[Problem requirements]
Return the material exactly as supplied, apart from the pictures, which are omitted.
════
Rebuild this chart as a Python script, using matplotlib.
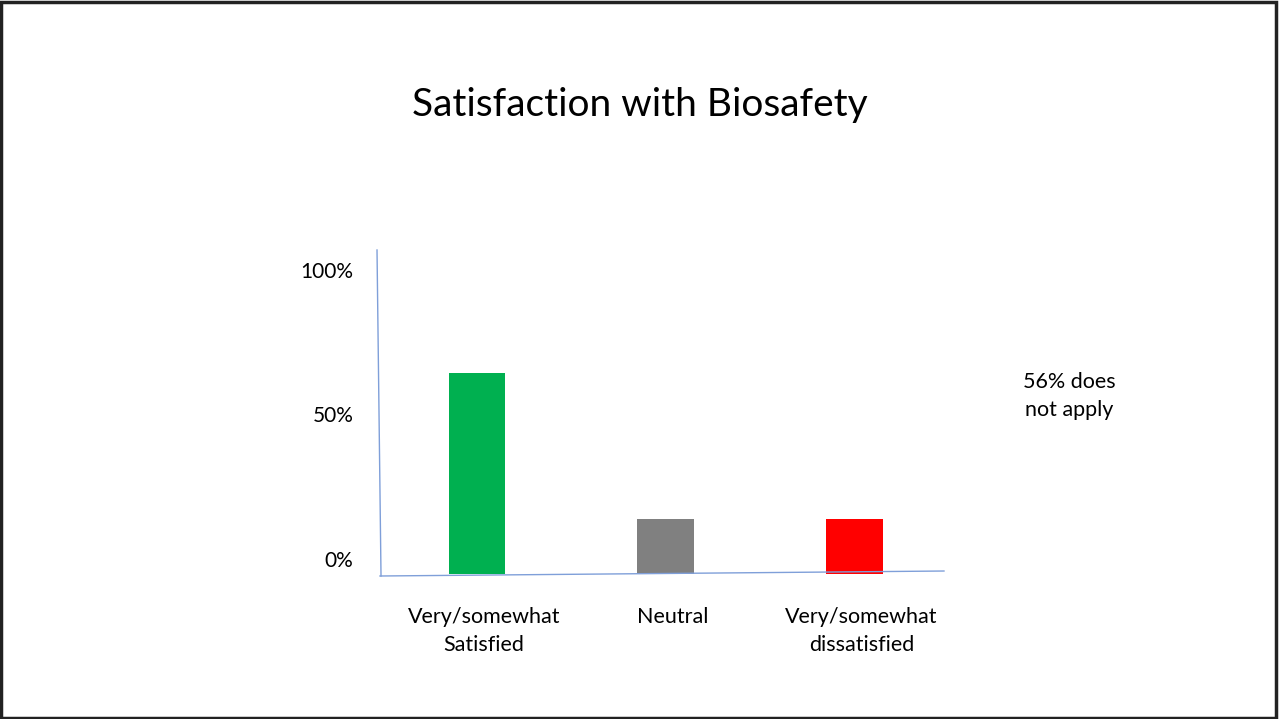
import matplotlib
matplotlib.use("Agg")
import matplotlib.pyplot as plt
import matplotlib.transforms as mtransforms
from matplotlib.patches import Rectangle

plt.rcParams['font.family'] = ['Lato', 'DejaVu Sans']

categories = ['Very/somewhat\nSatisfied', 'Neutral', 'Very/somewhat\ndissatisfied']
values = [66, 18, 18]
colors = ['#00B050', '#808080', '#FF0000']
tick_pos = [5, 52.5, 100]
tick_labels = ['0%', '50%', '100%']
note = '56% does\nnot apply'

W, H = 1279, 719
fig = plt.figure(figsize=(W / 100, H / 100), dpi=100)

# axes box in pixels: x 380..944, y 250..576 (from top)
ax = fig.add_axes([380 / W, (H - 576) / H, 564 / W, 326 / H])
x = list(range(len(categories)))
ax.bar(x, values, width=0.3, color=colors, zorder=1)
ax.set_xlim(-0.514, 2.474)
ax.set_ylim(-0.66, 106.6)

for s in ax.spines.values():
    s.set_visible(False)
ax.set_yticks(tick_pos, tick_labels)
ax.set_xticks(x, categories)
ax.tick_params(axis='y', length=0, pad=19, labelsize=15)
ax.tick_params(axis='x', length=0, pad=22, labelsize=15.5)
# labels on the slide sit a little right of the bars
shift = mtransforms.ScaledTranslation(7 / 100, 0, fig.dpi_scale_trans)
for lab in ax.get_xticklabels():
    lab.set_linespacing(1.53)
    lab.set_transform(lab.get_transform() + shift)

# hand-drawn looking axis lines
ax.plot([-0.0053, 0.0018], [1.0, 0.0], color='#7F9FD9', lw=1,
        transform=ax.transAxes, clip_on=False, zorder=2)
ax.plot([0.0, 1.0], [0.0, 0.0153], color='#7F9FD9', lw=1,
        transform=ax.transAxes, clip_on=False, zorder=2)

fig.text(640 / W, 1 - 105 / H, 'Satisfaction with Biosafety', fontsize=28,
         ha='center', va='center')
fig.text(1069 / W, 1 - 396 / H, note, fontsize=15.5, ha='center', va='center',
         linespacing=1.53)

# slide border
fig.patches.append(Rectangle((0.001, 0.001), 0.997, 0.996, transform=fig.transFigure,
                             fill=False, edgecolor='#222222', lw=2.5))

fig.savefig('out.png', dpi=100)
════
[Correct result]
Rebuild this chart as a Python script, using matplotlib.
import matplotlib
matplotlib.use("Agg")
import matplotlib.pyplot as plt
import matplotlib.transforms as mtransforms
from matplotlib.patches import Rectangle

plt.rcParams['font.family'] = ['Lato', 'DejaVu Sans']

categories = ['Very/somewhat\nSatisfied', 'Neutral', 'Very/somewhat\ndissatisfied']
values = [66, 18, 18]
colors = ['#00B050', '#808080', '#FF0000']
tick_pos = [5, 52.5, 100]
tick_labels = ['0%', '50%', '100%']
note = '56% does\nnot apply'

W, H = 1279, 719
fig = plt.figure(figsize=(W / 100, H / 100), dpi=100)

# axes box in pixels: x 380..944, y 250..576 (from top)
ax = fig.add_axes([380 / W, (H - 576) / H, 564 / W, 326 / H])
x = list(range(len(categories)))
ax.bar(x, values, width=0.3, color=colors, zorder=1)
ax.set_xlim(-0.514, 2.474)
ax.set_ylim(-0.66, 106.6)

for s in ax.spines.values():
    s.set_visible(False)
ax.set_yticks(tick_pos, tick_labels)
ax.set_xticks(x, categories)
ax.tick_params(axis='y', length=0, pad=19, labelsize=15)
ax.tick_params(axis='x', length=0, pad=22, labelsize=15.5)
# labels on the slide sit a little right of the bars
shift = mtransforms.ScaledTranslation(7 / 100, 0, fig.dpi_scale_trans)
for lab in ax.get_xticklabels():
    lab.set_linespacing(1.53)
    lab.set_transform(lab.get_transform() + shift)

# hand-drawn looking axis lines
ax.plot([-0.0053, 0.0018], [1.0, 0.0], color='#7F9FD9', lw=1,
        transform=ax.transAxes, clip_on=False, zorder=2)
ax.plot([0.0, 1.0], [0.0, 0.0153], color='#7F9FD9', lw=1,
        transform=ax.transAxes, clip_on=False, zorder=2)

fig.text(640 / W, 1 - 105 / H, 'Satisfaction with Biosafety', fontsize=28,
         ha='center', va='center')
fig.text(1069 / W, 1 - 396 / H, note, fontsize=15.5, ha='center', va='center',
         linespacing=1.53)

# slide border
fig.patches.append(Rectangle((0.001, 0.001), 0.997, 0.996, transform=fig.transFigure,
                             fill=False, edgecolor='#222222', lw=2.5))

fig.savefig('out.png', dpi=100)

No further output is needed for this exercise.